The anamorphically enhanced 1.78 X 1 performance on Vampire and Blondes ties that DVD for the softest performer on the list, but at least those shoots are comparatively more inspired. I would be curious to see both on Blu-ray as a result. That leaves the anamorphically enhanced 1.78 X 1 image on Dead and the silly Stonados looking better than expected, though Dead has an excuse using rough archive footage throughout.
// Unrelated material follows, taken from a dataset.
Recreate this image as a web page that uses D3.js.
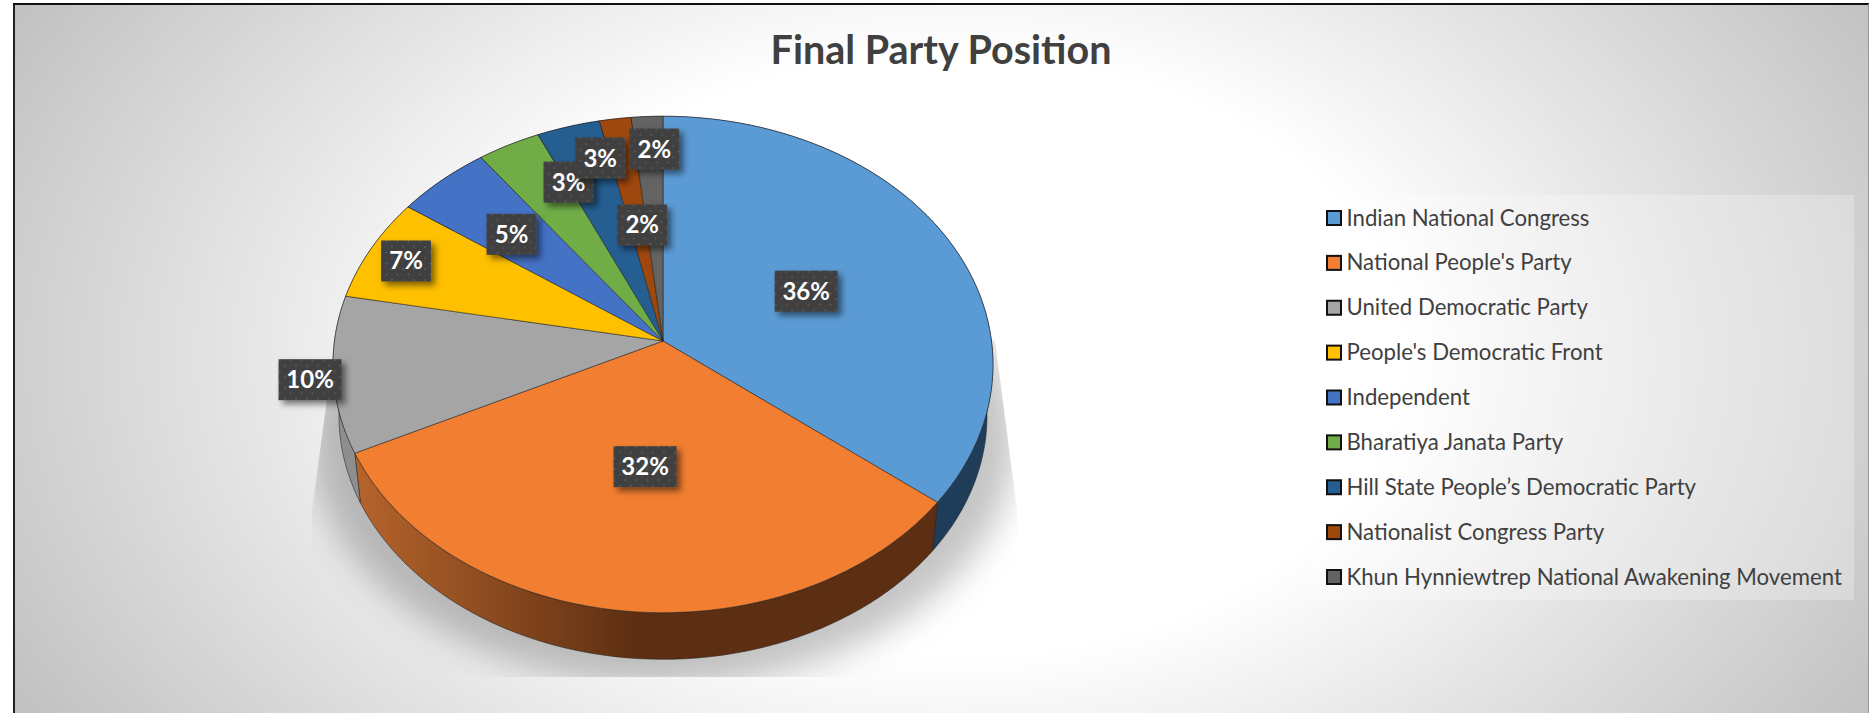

The Blu-ray both offer DTS-HD MA (Master Audio) 5.1 lossless mixes and are the sonic champs, yet again, the soundfield in both cases is nothing to celebrate as dialogue is too much in the center channel and the soundmixes are uninspired. Carrie is more obnoxious and showy in ways that further sabotage it and seem immature and flighty, especially as compared to the original mono mix on the 1976 film down to Composer Marco Beltrami not able to help no matter how hard he tries. The lossy Dolby Digital 5.1 on the DVD version of Carrie is even weaker still. The rest of the DVDs also offer lossy Dolby Digital 5.1 mixes easily as good as that of the Carrie DVD, save Vampire, which is much weaker, badly mixed and poorly edited than expected.